Posh Totty

Laura Wade’s POSH satirises The Bullingdon Club, an exclusive Oxbridge supper club that Prime Minister David Cameron and London Mayor Boris Johnson were members of in their university days.

 

Click images to enlarge.

Produced by The Royal Court and showing at Duke of York’s Theatre, POSH is the gripping, darkly comic satire about Oxford University blue-bloods who generally despise the British underclass – particularly anyone who keeps cheese in the fridge. The play – which opens with an oily Tory Peer giving his impressionable nephew advice on how to make a splash at the latest ‘Riot Club’ dinner, and ends with the same oiler smoothly attempting to cover-up a nightmare evening – is wonderfully written by Wade and masterfully directed by Lyndsey Turner.

After an entertaining start in which a series of aristocratic paintings come to life and burst musically out of their frames as the members of the ‘Riot Club’, Wade gradually introduces us to ‘The Toffs’: the impressionable new boy, the desperate hopeful and the impotent “President”, overawed by the domineering bullies.
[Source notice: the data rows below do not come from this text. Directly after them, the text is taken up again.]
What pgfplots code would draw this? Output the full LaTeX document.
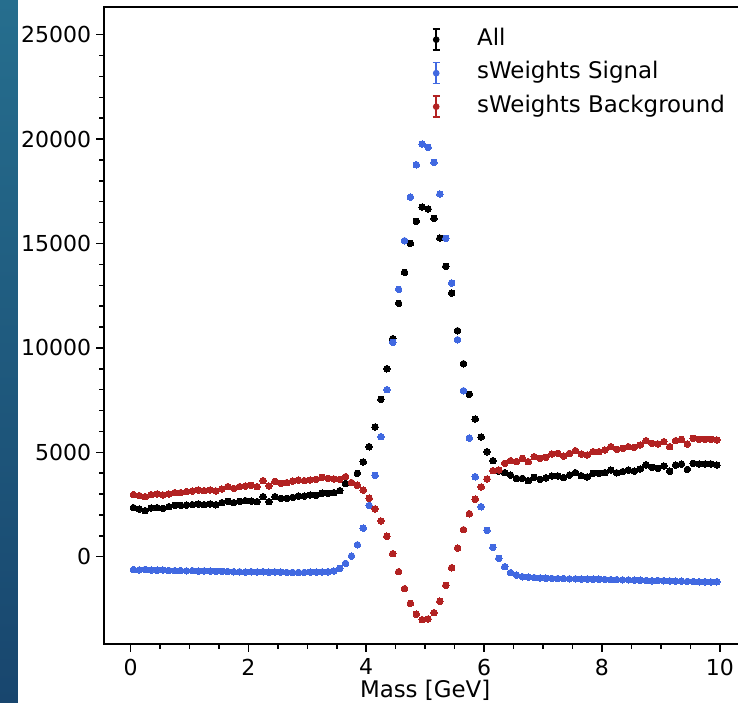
\documentclass[border=0pt]{standalone}
\usepackage{pgfplots}
\pgfplotsset{compat=1.18}
\usepackage{pgfplotstable}
\usepackage{fontspec}
\setmainfont{DejaVu Sans}
\definecolor{royalblue}{RGB}{65,105,225}
\definecolor{firebrick}{RGB}{178,34,34}
\definecolor{stripTop}{RGB}{38,110,142}
\definecolor{stripBot}{RGB}{24,70,110}
\newcommand\fs{\fontsize{11pt}{13pt}\selectfont}
\newcommand\fl{\fontsize{11.45pt}{13.5pt}\selectfont}
\newcommand\errleg[1]{%
  \path[draw=none,fill=none] (-2pt,0) -- (20.5pt,0);
  \draw[#1,line width=0.75pt] (0pt,-5.25pt) -- (0pt,5.25pt);
  \draw[#1,line width=0.75pt] (-1.75pt,-5.25pt) -- (1.75pt,-5.25pt);
  \draw[#1,line width=0.75pt] (-1.75pt,5.25pt) -- (1.75pt,5.25pt);
  \fill[#1] (0pt,0pt) circle (1.45pt);}

\pgfplotstableread{
x all sig bkg
0.05 2348 -620 2971
0.15 2284 -630 2923
0.25 2205 -610 2875
0.35 2332 -640 2971
0.45 2348 -650 3003
0.55 2316 -640 2955
0.65 2396 -660 3003
0.75 2460 -670 3066
0.85 2460 -665 3066
0.95 2476 -680 3114
1.05 2492 -670 3146
1.15 2524 -690 3194
1.25 2492 -680 3162
1.35 2524 -690 3194
1.45 2490 -700 3146
1.55 2588 -700 3242
1.65 2652 -710 3354
1.75 2588 -720 3274
1.85 2652 -720 3354
1.95 2683 -730 3386
2.05 2660 -720 3418
2.15 2636 -730 3354
2.25 2875 -720 3641
2.35 2636 -740 3386
2.45 2875 -730 3609
2.55 2795 -740 3514
2.65 2795 -750 3545
2.75 2843 -750 3625
2.85 2907 -750 3673
2.95 2907 -750 3641
3.05 2955 -740 3673
3.15 2940 -740 3705
3.25 3040 -730 3801
3.35 3035 -720 3753
3.45 3066 -685 3721
3.55 3162 -557 3705
3.65 3500 -318 3833
3.75 3545 32 3545
3.85 3994 570 3420
3.95 4540 1365 3194
4.05 5268 2450 2797
4.15 6211 3898 2290
4.25 7538 5748 1710
4.35 9003 7998 977
4.45 10440 10268 144
4.55 12135 12806 -718
4.65 13620 15133 -1532
4.75 15009 17226 -2232
4.85 16062 18773 -2758
4.95 16747 19764 -3017
5.05 16651 19606 -2984
5.15 16206 18888 -2682
5.25 15263 17370 -2136
5.35 13907 15248 -1370
5.45 12629 13107 -527
5.55 10823 10392 417
5.65 9243 7950 1293
5.75 7777 5685 2059
5.85 6594 3831 2749
5.95 5732 2394 3338
6.05 5028 1264 3721
6.15 4599 449 4120
6.25 4100 -78 4152
6.35 4024 -479 4471
6.45 3900 -766 4599
6.55 3753 -878 4551
6.65 3753 -958 4711
6.75 3641 -980 4551
6.85 3801 -1000 4790
6.95 3705 -1020 4711
7.05 3780 -1030 4759
7.15 3865 -1040 4918
7.25 3870 -1050 4950
7.35 3790 -1050 4822
7.45 3913 -1060 4950
7.55 4024 -1060 5078
7.65 3880 -1070 4918
7.75 3820 -1070 4870
7.85 3993 -1080 5030
7.95 3993 -1080 5030
8.05 4024 -1090 5110
8.15 4152 -1100 5269
8.25 4020 -1100 5142
8.35 4072 -1110 5190
8.45 4152 -1110 5269
8.55 4100 -1120 5238
8.65 4200 -1130 5349
8.75 4400 -1140 5557
8.85 4280 -1150 5429
8.95 4232 -1140 5397
9.05 4344 -1150 5509
9.15 4090 -1160 5269
9.25 4391 -1170 5557
9.35 4439 -1170 5621
9.45 4184 -1180 5397
9.55 4471 -1190 5669
9.65 4439 -1200 5621
9.75 4439 -1200 5621
9.85 4439 -1210 5621
9.95 4391 -1200 5589
}\data

\begin{document}
\begin{tikzpicture}
\useasboundingbox (0,0) rectangle (369pt,351pt);
\clip (0,0) rectangle (369pt,351pt);
\fill[white] (0,0) rectangle (369pt,351pt);
\shade[top color=stripTop,bottom color=stripBot] (0,0) rectangle (8.9pt,351pt);
\begin{axis}[
  at={(52.15pt,29.15pt)}, anchor=south west,
  scale only axis, width=320.85pt, height=318.5pt,
  xmin=-0.445, xmax=10.445, ymin=-4167, ymax=26341,
  axis line style={line width=1pt},
  xtick={0,2,...,10}, ytick={0,5000,...,25000},
  minor x tick num=3, minor y tick num=4,
  xtick pos=bottom, ytick pos=left,
  tick align=outside,
  major tick length=4pt, minor tick length=2.5pt,
  every tick/.style={line width=0.75pt, black},
  scaled y ticks=false,
  /pgf/number format/.cd, 1000 sep={}, assume math mode=true, /pgfplots/.cd,
  tick label style={font=\fs},
  yticklabel style={xshift=1pt},
  xlabel={Mass [GeV]},
  xlabel style={font=\fl, at={(axis description cs:0.5,0)}, anchor=base, yshift=-26.65pt},
  title={Mass},
  title style={font=\fontsize{12pt}{14pt}\selectfont, at={(axis description cs:0.5,1)}, anchor=base, yshift=2.35pt},
  legend style={draw=none, fill=none, font=\fl, inner sep=0pt,
    at={(rel axis cs:0.51,0.9665)}, anchor=north west,
    row sep=5.5pt,
    nodes={inner sep=0pt, text height=8pt, text depth=2.5pt}},
  legend cell align=left,
]
\addplot[color=black, only marks, mark=*, mark size=1.65pt, mark options={draw=black, fill=black, line width=0pt},
  legend image code/.code={\errleg{black}}] table[x=x, y=all] {\data};
\addlegendentry{All}
\addplot[color=royalblue, only marks, mark=*, mark size=1.65pt, mark options={draw=royalblue, fill=royalblue, line width=0pt},
  legend image code/.code={\errleg{royalblue}}] table[x=x, y=sig] {\data};
\addlegendentry{sWeights Signal}
\addplot[color=firebrick, only marks, mark=*, mark size=1.65pt, mark options={draw=firebrick, fill=firebrick, line width=0pt},
  legend image code/.code={\errleg{firebrick}}] table[x=x, y=bkg] {\data};
\addlegendentry{sWeights Background}
\end{axis}
\end{tikzpicture}
\end{document}
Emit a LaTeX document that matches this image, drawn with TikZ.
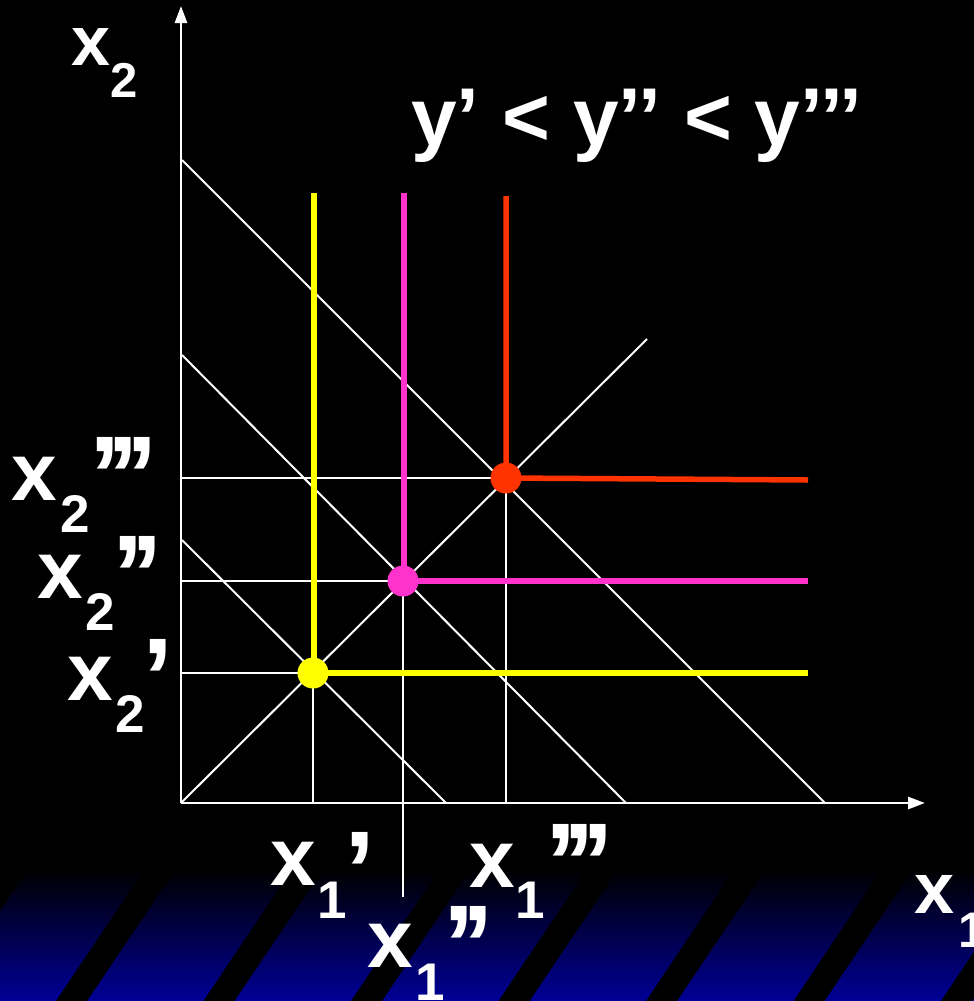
\documentclass[tikz,border=0pt]{standalone}
\usepackage{fontspec}
\setmainfont{Liberation Sans}
\usetikzlibrary{arrows.meta}
\definecolor{myyellow}{RGB}{255,255,0}
\definecolor{mymagenta}{RGB}{255,51,204}
\definecolor{myred}{RGB}{255,51,0}
\definecolor{bandblue}{RGB}{0,0,150}
\begin{document}
\begin{tikzpicture}[x=1pt,y=-1pt,
  thinline/.style={white, line width=2pt},
  axisline/.style={white, line width=2.7pt, -{Triangle[width=12pt,length=17pt]}},
  colline/.style={line width=5.5pt},
  dot/.style={circle, inner sep=0pt, minimum size=31pt},
  big/.style={text=white, inner sep=0pt, anchor=base, font=\bfseries\fontsize{82}{82}\selectfont},
  sub/.style={text=white, inner sep=0pt, anchor=base, font=\bfseries\fontsize{53}{53}\selectfont},
  prm/.style={text=white, inner sep=0pt, anchor=north, font=\bfseries\fontsize{112}{112}\selectfont},
]
\useasboundingbox (0,0) rectangle (974,1001);
\fill[black] (0,0) rectangle (974,1001);
% bottom band
\shade[top color=black, bottom color=bandblue] (0,870) rectangle (974,1001);
\foreach \k in {-1,...,6} {
  \fill[black] ({56+147.5*\k},1001) -- ++(31,0) -- ++(88,-131) -- ++(-31,0) -- cycle;
}
% coordinates
\coordinate (O) at (181,803);
\coordinate (ytip) at (181,6);
\coordinate (xtip) at (925,803);
\coordinate (pA) at (313,673);
\coordinate (pB) at (403,581);
\coordinate (pC) at (506,478);
\coordinate (b1s) at (182,160);
\coordinate (b1e) at (825,803);
\coordinate (b2s) at (182,355);
\coordinate (b2e) at (626,803);
\coordinate (b3s) at (182,540);
\coordinate (b3e) at (446,803);
\coordinate (dE) at (647,339);
\coordinate (hA) at (181,673);
\coordinate (hB) at (181,581);
\coordinate (hC) at (181,478);
\coordinate (vA) at (313,803);
\coordinate (vB) at (403,897);
\coordinate (vC) at (506,803);
\coordinate (yT) at (314,193);
\coordinate (mT) at (404,193);
\coordinate (rT) at (506,196);
\coordinate (yE) at (808,673);
\coordinate (mE) at (808,581);
\coordinate (rE) at (808,480);
% white lines
\draw[thinline] (b1s) -- (b1e);
\draw[thinline] (b2s) -- (b2e);
\draw[thinline] (b3s) -- (b3e);
\draw[thinline] (O) -- (dE);
\draw[thinline] (hA) -- (pA) -- (vA);
\draw[thinline] (hB) -- (pB) -- (vB);
\draw[thinline] (hC) -- (pC) -- (vC);
% coloured lines
\draw[colline, myyellow] (yT) -- (yT |- pA) -- (pA) -- (yE);
\draw[colline, mymagenta] (mT) -- (mT |- pB) -- (pB) -- (mE);
\draw[colline, myred] (rT) -- (pC) -- (rE);
% axes
\draw[axisline] (O) -- (ytip);
\draw[axisline] (O) -- (xtip);
% dots
\node[dot, fill=myyellow] (A) at (pA) {};
\node[dot, fill=mymagenta] (B) at (pB) {};
\node[dot, fill=myred] (C) at (pC) {};
% labels
\node[big] (title) at (637,145) {y’ < y’’ < y’’’};
\node[big, font=\bfseries\fontsize{70}{70}\selectfont] (x2x) at (91,65) {x};
\node[sub, font=\bfseries\fontsize{49}{49}\selectfont] (x2s) at (124.5,97) {2};
\node[big] (x2cx) at (34,500) {x};
\node[sub] (x2cs) at (75,532) {2};
\node[prm] (x2cp) at (123.5,437) {’\kern-13pt’\kern-13pt’};
\node[big] (x2bx) at (60,598) {x};
\node[sub] (x2bs) at (100,630) {2};
\node[prm] (x2bp) at (137.5,536) {’\kern-13pt’};
\node[big] (x2ax) at (90,700) {x};
\node[sub] (x2as) at (130,732) {2};
\node[prm] (x2ap) at (158.5,639) {’};
\node[big] (x1ax) at (293.5,885) {x};
\node[sub] (x1as) at (332,918) {1};
\node[prm] (x1ap) at (360,832) {’};
\node[big] (x1bx) at (390.5,967) {x};
\node[sub] (x1bs) at (430,1000) {1};
\node[prm] (x1bp) at (468.5,906) {’\kern-13pt’};
\node[big] (x1cx) at (492.5,887) {x};
\node[sub] (x1cs) at (530,918) {1};
\node[prm] (x1cp) at (579.5,824) {’\kern-13pt’\kern-13pt’};
\node[big, font=\bfseries\fontsize{72}{72}\selectfont] (x1x) at (934.5,913) {x};
\node[sub, font=\bfseries\fontsize{50}{50}\selectfont] (x1s) at (972,947) {1};
\end{tikzpicture}
\end{document}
Wade firmly establishes a hierarchy as the aggressive “banter” begins to seep through and it becomes clear that the evening is solely geared towards getting “chateaued” and trashing the dining room they’ve hired for the occasion. By the end of the first half, the boys’ tempers are hotter than a King Alfred potato because the 10-bird roast (symbolising the ten in the Club) is missing a guinea-fowl and the prostitute they’ve hired refuses to deliver. The first act ends with a sublimely disturbing rant from Leo Bill (Alistair Ryle), which left audience members shifting awkwardly over their pre-ordered interval champers.

On press night, ex-government surgeon of spin Alastair Campbell chaired a debate about class in our society, musing the connection between privilege and success. Campbell was joined by Rachel Johnson, sister of Boris (and three other brothers, all old Etonians), plus Luciana Berger, Labour MP, and Dr. James Tilley, Oxford don. Both Johnson and Campbell agreed that the play had been hard to watch. Johnson had walked out at the interval, admitting that POSH was just too close to home, while Campbell said the knowledge that “people like that were running the country” was not at all funny, despite frequent laughs (or “laffs” as the Burnley-born Blair-babe pronounced it) from his fellow audience members.

Like Campbell, you may well leave the theatre feeling genuinely concerned for the state of our society and equally gob-smaked that these wealthy, arrogant toe-rags are now in positions of governmental power. Or you might see the funny side. Wade and Turner superbly create believable characters – one of whom is a fantastic parody of Boris – and the egotism, arrogance and darkly brewing undertones are believable throughout. But most of the characters appear without redemption, as black-and-white as their tuxes, creating a lack of empathy between audience and Rioters. Regardless of your opinion on blue suits and floppy hair, POSH will make an impact, and is well worth an evening of your time.

The Royal Court’s POSH is showing at Duke of York’s Theatre until 4th August 2012.